For those who have not worked in administrative law, this is a reasonable question. Cornell Law School’s Wex dictionary defines administrative law as follows:
Administrative law refers to the branch of law governing the creation and operation of administrative agencies. The powers granted to administrative agencies are particularly important, along with the substantive rules that such agencies make, and the legal relationships between agencies, other government bodies, and the public at large.
This sounds innocuous enough. Most people, including many lawyers, probably do not think about administrative law passed this point. It is likely seen as just enforcement of Congressional laws to prevent financial crimes and environmental degradation, and to implement other actions in the public interest.
However, when you consider the actual effects of administrative law, you’re exposed to a more worrisome perspective.
First off, these agencies, comprised of unelected officials, make substantive rules.
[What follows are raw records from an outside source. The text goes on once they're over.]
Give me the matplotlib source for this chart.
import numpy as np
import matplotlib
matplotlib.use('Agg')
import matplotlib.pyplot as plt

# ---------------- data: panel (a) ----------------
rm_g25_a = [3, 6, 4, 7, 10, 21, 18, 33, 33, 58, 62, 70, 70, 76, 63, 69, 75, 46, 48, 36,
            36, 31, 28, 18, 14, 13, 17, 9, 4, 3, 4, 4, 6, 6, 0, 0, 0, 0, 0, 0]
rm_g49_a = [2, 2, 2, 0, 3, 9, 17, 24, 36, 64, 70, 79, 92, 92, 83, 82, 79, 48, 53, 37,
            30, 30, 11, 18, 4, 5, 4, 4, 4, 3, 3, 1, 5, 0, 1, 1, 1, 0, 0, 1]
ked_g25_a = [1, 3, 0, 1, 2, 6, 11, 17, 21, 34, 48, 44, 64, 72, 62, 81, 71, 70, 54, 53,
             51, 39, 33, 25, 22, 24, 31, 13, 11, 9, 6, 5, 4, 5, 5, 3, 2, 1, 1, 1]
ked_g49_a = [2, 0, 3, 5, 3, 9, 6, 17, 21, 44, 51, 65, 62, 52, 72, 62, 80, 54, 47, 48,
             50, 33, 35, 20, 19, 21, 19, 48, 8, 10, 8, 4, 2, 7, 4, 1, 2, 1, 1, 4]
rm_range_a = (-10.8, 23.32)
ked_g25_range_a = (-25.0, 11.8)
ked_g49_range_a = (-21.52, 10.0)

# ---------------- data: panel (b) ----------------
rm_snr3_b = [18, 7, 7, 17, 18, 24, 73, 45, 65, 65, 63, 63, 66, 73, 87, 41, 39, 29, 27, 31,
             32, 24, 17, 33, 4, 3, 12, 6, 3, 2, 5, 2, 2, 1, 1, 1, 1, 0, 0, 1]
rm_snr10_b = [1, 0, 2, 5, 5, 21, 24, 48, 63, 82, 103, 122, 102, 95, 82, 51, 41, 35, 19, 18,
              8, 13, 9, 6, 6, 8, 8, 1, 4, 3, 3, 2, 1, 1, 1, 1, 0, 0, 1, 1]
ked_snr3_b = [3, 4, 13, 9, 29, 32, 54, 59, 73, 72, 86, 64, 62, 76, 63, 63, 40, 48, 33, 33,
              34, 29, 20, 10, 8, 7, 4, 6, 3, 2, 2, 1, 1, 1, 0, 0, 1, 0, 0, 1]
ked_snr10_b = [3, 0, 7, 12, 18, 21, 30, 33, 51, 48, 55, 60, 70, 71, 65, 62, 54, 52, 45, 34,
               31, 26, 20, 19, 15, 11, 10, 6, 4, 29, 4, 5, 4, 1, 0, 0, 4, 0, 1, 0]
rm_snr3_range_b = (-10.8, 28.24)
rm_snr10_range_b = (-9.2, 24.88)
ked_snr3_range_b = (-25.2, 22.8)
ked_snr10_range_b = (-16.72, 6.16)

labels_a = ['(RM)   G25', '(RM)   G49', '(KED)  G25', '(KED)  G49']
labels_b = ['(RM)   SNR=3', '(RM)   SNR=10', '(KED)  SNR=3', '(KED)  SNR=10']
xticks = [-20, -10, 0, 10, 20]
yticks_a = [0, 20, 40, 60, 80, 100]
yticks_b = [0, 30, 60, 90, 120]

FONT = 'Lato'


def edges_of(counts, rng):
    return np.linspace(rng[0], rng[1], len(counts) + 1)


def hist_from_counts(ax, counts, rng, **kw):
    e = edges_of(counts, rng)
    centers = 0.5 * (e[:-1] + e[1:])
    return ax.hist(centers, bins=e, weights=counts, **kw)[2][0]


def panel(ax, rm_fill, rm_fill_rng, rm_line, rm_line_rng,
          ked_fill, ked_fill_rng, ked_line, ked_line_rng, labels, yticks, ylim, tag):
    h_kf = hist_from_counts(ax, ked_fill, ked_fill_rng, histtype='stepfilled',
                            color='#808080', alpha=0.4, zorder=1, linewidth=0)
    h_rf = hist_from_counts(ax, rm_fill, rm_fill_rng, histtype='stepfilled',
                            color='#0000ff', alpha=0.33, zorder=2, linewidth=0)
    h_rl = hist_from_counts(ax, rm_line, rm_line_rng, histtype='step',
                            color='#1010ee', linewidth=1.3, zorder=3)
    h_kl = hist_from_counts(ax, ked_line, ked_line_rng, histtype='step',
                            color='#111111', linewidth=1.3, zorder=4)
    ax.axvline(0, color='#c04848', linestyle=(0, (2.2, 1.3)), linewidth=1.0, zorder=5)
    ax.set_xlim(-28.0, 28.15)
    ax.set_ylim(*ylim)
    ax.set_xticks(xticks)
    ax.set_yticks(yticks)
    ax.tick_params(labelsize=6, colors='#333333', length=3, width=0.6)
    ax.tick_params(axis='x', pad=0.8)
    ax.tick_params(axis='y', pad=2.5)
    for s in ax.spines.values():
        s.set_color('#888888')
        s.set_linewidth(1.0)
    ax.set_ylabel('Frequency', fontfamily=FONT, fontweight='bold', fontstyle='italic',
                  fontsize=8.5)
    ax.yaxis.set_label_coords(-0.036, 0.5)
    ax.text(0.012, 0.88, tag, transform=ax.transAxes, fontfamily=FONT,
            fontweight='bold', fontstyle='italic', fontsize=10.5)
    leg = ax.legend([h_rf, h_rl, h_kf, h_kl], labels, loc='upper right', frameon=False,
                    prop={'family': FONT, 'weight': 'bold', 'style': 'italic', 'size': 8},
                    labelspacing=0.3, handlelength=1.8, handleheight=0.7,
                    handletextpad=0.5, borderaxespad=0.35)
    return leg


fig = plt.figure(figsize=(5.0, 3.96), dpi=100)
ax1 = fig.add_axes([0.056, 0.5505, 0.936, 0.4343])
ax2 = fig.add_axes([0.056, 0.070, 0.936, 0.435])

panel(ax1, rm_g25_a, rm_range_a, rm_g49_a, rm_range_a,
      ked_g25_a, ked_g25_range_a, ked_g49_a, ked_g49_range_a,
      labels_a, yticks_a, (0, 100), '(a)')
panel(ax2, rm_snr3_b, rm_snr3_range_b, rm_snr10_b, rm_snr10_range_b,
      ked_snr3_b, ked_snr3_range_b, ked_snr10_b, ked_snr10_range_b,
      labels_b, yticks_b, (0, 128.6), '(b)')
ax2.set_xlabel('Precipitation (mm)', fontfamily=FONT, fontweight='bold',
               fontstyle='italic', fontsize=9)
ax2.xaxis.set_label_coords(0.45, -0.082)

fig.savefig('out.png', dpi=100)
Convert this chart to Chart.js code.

Because of administrative law, the American people have a legal obligation to follow rules not passed by Congress or a state legislature—the bodies elected by the people to enact the laws that bind them.
Wex’s entry further explains that “[t]hese agencies have enormous power to interpret the broad congressional laws, enact various rules defining and interpreting relevant statutes, enforce those rules, and adjudicate matters according to those regulations.”
Administrative agencies, therefore, have the power of the three branches of government: to create law (the legislature), enforce the law (the executive), and then adjudicate and interpret laws (the judiciary). These powers are concentrated in a single, unelected, and unrepresentative entity.
Should we not be concerned that government agencies are able to exercise these enormous powers to act unilaterally in ways binding on all people? Even if they had yet to violate civil liberties, should we not be afraid of the lack of checks and balances against future violations? Imagine if [insert your most despised politician] was elected president in 2024 and filled agencies with his or her own cronies. Would you not be concerned about the protection of your own civil liberties when your political opponents have the power to state what the law is, how it is enforced, and how disputes are adjudicated?
We do not have to rely on such hypotheticals; there has already been a multitude of civil liberty violations by administrative agencies. For example, disputes between an agency and a citizen–e.g., an alleged violation of an FTC or CFPB rule–are adjudicated by an Administrative Law Judge (“ALJ”). The ALJ is not a neutral federal judge created by Articles III and IV of the Constitution; rather, the ALJ is an employee of the agency bringing the charge, and, thus, is inherently biased. Further, the ALJ adjudicates disputes against private citizens, without the rights normally accorded to the citizen in a civil trial. The most blatant right denied is the Seventh Amendment’s right to a jury trial.
Thankfully, there has been pushback against the authority of ALJs. The cases, Lucia v. SEC, in the Supreme Court, and Jarkesy v. SEC, in the Fifth Circuit, impose needed checks on the SEC’s unconstitutional uses of ALJs, which, one hopes, would be a change adopted by other agencies.
But a win against the SEC’s ALJs is just a drop in the bucket when it comes to violations of civil liberties. The SEC also has a policy of strong-arming defendants into a “voluntary” gag order, forbidding them from criticizing the SEC’s conduct. Although, such orders are often attempted to be justified as a voluntary agreement as part of a settlement, one wonders how voluntary the agreement actually is. The funds and time that most individual defendants can devote to defending a claim by the SEC dwarf in comparison to the resources available to the SEC, which currently boasts a $2.5 billion budget. Accordingly, most defendants (98% according to the SEC) decide that it is better to minimize their legal expenses and settle. But, with the gag order, the defendant is prohibited from saying, even if true, that “I deny my guilt, but I settled because I lacked the resources to challenge the SEC.”
The use of administrative law to circumvent the rights afforded to us by constitutional and democratic processes is the threat to our civil liberties that NCLA dedicated itself to defending. NCLA is committed to preserving Americans’ right to due process, freedom of speech, and right to a representative system of government.